Kaur also uses these chapters to criticize a number of initiatives that followed 9/11. Ultimately, the US deported thousands of South Asian and Southwest Asian and North African Americans who were never found guilty of terrorism. She also offers a direct criticism of the Guantanamo Bay facility, which allowed for the exploitation of young South Asian and Southwest Asian and North African men during the War on Terror because it was not on US soil. Kaur establishes ethos in the text by positioning herself against common War on Terror narratives and the era’s anti-Arab discrimination. She reinforces this position by citing statistics about deportations and government surveillance, appealing to logos.
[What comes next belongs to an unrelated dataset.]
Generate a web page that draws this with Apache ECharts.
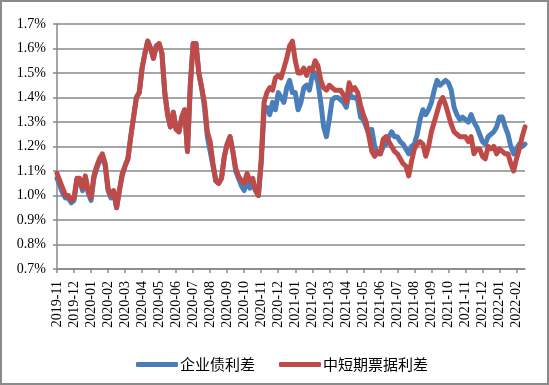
<!DOCTYPE html>
<html>
<head>
<meta charset="utf-8">
<script src="https://cdn.jsdelivr.net/npm/echarts@6/dist/echarts.min.js"></script>
<style>
html,body{margin:0;padding:0;background:#fff;}
#c{width:549px;height:385px;}
</style>
</head>
<body>
<div id="c"></div>
<script>
// Month tick labels (one label every 6 sampled points)
var months = ['2019-11','2019-12','2020-01','2020-02','2020-03','2020-04','2020-05','2020-06','2020-07','2020-08','2020-09','2020-10','2020-11','2020-12','2021-01','2021-02','2021-03','2021-04','2021-05','2021-06','2021-07','2021-08','2021-09','2021-10','2021-11','2021-12','2022-01','2022-02'];
var pointsPerMonth = 6;
var seriesNames = ['企业债利差','中短期票据利差'];

// 企业债利差 (%)
var corpBond = [
1.07,1.04,1.01,0.99,0.99,0.97,
0.98,1.06,1.06,1.02,1.07,1.01,
0.98,1.07,1.11,1.14,1.16,1.12,
1.02,0.99,1.01,0.95,1.02,1.08,
1.12,1.15,1.24,1.32,1.40,1.42,
1.52,1.58,1.63,1.60,1.56,1.61,
1.62,1.58,1.42,1.33,1.28,1.34,
1.27,1.26,1.32,1.35,1.18,1.45,
1.62,1.62,1.50,1.44,1.36,1.24,
1.18,1.12,1.06,1.05,1.07,1.16,
1.21,1.24,1.18,1.10,1.07,1.04,
1.02,1.06,1.03,1.05,1.02,1.00,
1.13,1.34,1.36,1.33,1.38,1.35,
1.42,1.40,1.38,1.44,1.47,1.42,
1.42,1.35,1.38,1.44,1.45,1.43,
1.49,1.50,1.46,1.38,1.28,1.24,
1.31,1.39,1.40,1.40,1.39,1.38,
1.36,1.42,1.40,1.40,1.39,1.32,
1.31,1.28,1.25,1.27,1.20,1.17,
1.17,1.20,1.21,1.24,1.26,1.24,
1.24,1.22,1.21,1.19,1.17,1.20,
1.21,1.25,1.31,1.35,1.33,1.35,
1.38,1.43,1.47,1.45,1.46,1.47,
1.46,1.43,1.36,1.33,1.31,1.32,
1.31,1.30,1.33,1.30,1.28,1.25,
1.22,1.21,1.24,1.25,1.26,1.28,
1.32,1.32,1.28,1.25,1.20,1.17,
1.19,1.21,1.20,1.21
];

// 中短期票据利差 (%)
var mtnNote = [
1.09,1.06,1.03,1.00,1.00,0.98,
0.99,1.07,1.07,1.03,1.08,1.02,
0.99,1.08,1.12,1.15,1.17,1.13,
1.03,1.00,1.02,0.95,1.02,1.09,
1.12,1.15,1.24,1.32,1.40,1.42,
1.52,1.58,1.63,1.60,1.56,1.61,
1.62,1.58,1.42,1.33,1.28,1.34,
1.27,1.26,1.32,1.35,1.18,1.45,
1.62,1.62,1.50,1.44,1.38,1.26,
1.22,1.13,1.06,1.05,1.07,1.16,
1.21,1.24,1.18,1.11,1.08,1.06,
1.05,1.09,1.06,1.07,1.02,1.00,
1.15,1.38,1.42,1.44,1.43,1.48,
1.49,1.48,1.52,1.56,1.61,1.63,
1.55,1.50,1.50,1.52,1.49,1.52,
1.51,1.55,1.53,1.47,1.44,1.43,
1.45,1.44,1.43,1.43,1.43,1.41,
1.38,1.46,1.43,1.44,1.42,1.37,
1.33,1.30,1.24,1.18,1.16,1.18,
1.17,1.23,1.24,1.22,1.20,1.18,
1.17,1.15,1.13,1.12,1.08,1.14,
1.19,1.21,1.22,1.21,1.16,1.20,
1.26,1.30,1.34,1.38,1.40,1.37,
1.33,1.29,1.26,1.25,1.24,1.24,
1.24,1.22,1.24,1.17,1.19,1.19,
1.16,1.15,1.20,1.19,1.20,1.17,
1.19,1.18,1.17,1.17,1.13,1.10,
1.15,1.19,1.24,1.28
];

var categories = corpBond.map(function(_, i){
  return months[Math.floor(i / pointsPerMonth)] + '#' + (i % pointsPerMonth);
});
function isMonthStart(i){ return i % pointsPerMonth === 0; }

var chart = echarts.init(document.getElementById('c'), null, {renderer:'canvas'});
var gridColor = '#888888';
chart.setOption({
  animation: false,
  backgroundColor: '#ffffff',
  graphic: [{
    type: 'rect',
    shape: {x: 1, y: 1, width: 547, height: 383},
    style: {fill: 'none', stroke: '#8a8a8a', lineWidth: 2},
    silent: true
  }],
  grid: {left: 57, right: 24, top: 24, bottom: 116, containLabel: false},
  legend: {
    data: seriesNames,
    left: 131,
    top: 352,
    itemWidth: 42,
    itemHeight: 5,
    itemGap: 24,
    icon: 'roundRect',
    textStyle: {fontFamily: 'Noto Sans CJK SC', fontSize: 15, color: '#000', padding: [0,0,0,-3]}
  },
  xAxis: {
    type: 'category',
    data: categories,
    boundaryGap: false,
    axisLine: {show: true, lineStyle: {color: gridColor, width: 1.5}},
    axisTick: {show: true, interval: function(i){ return isMonthStart(i); }, length: 4, lineStyle: {color: gridColor, width: 1.5}},
    axisLabel: {
      interval: function(i){ return isMonthStart(i); },
      rotate: 90,
      margin: 12,
      fontFamily: 'Liberation Serif',
      fontSize: 14,
      color: '#000',
      formatter: function(v){ return v.split('#')[0]; }
    },
    splitLine: {show: false}
  },
  yAxis: {
    type: 'value',
    min: 0.7,
    max: 1.7,
    interval: 0.1,
    axisLine: {show: true, lineStyle: {color: gridColor, width: 1.5}},
    axisTick: {show: true, length: 4, lineStyle: {color: gridColor, width: 1.5}},
    axisLabel: {
      margin: 11,
      fontFamily: 'Liberation Serif',
      fontSize: 14,
      color: '#000',
      formatter: function(v){ return v.toFixed(1) + '%'; }
    },
    splitLine: {show: true, lineStyle: {color: gridColor, width: 1.5}}
  },
  series: [
    {
      name: seriesNames[0],
      type: 'line',
      data: corpBond,
      showSymbol: false,
      symbol: 'none',
      lineStyle: {color: '#4A7EBB', width: 5, join: 'round', cap: 'round'},
      itemStyle: {color: '#4A7EBB'},
      z: 2
    },
    {
      name: seriesNames[1],
      type: 'line',
      data: mtnNote,
      showSymbol: false,
      symbol: 'none',
      lineStyle: {color: '#BE4B48', width: 5, join: 'round', cap: 'round'},
      itemStyle: {color: '#BE4B48'},
      z: 3
    }
  ]
});
</script>
</body>
</html>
These statistics are relevant to Kaur’s central thesis about the US government’s responsibility in creating an environment in which discrimination and hate are acceptable. When Facing an Opponent, it’s important to accurately define the oppressor. While individuals committed the hate crimes recounted in the text, Kaur asserts that these actions reflect larger institutional trends and policies.
Thematically, Chapters 1 through 3 encourage Empathizing With Marginalized Communities and urges readers to wonder about people who are unlike them, grieve with those impacted by hate, and stand and fight with those who are marginalized.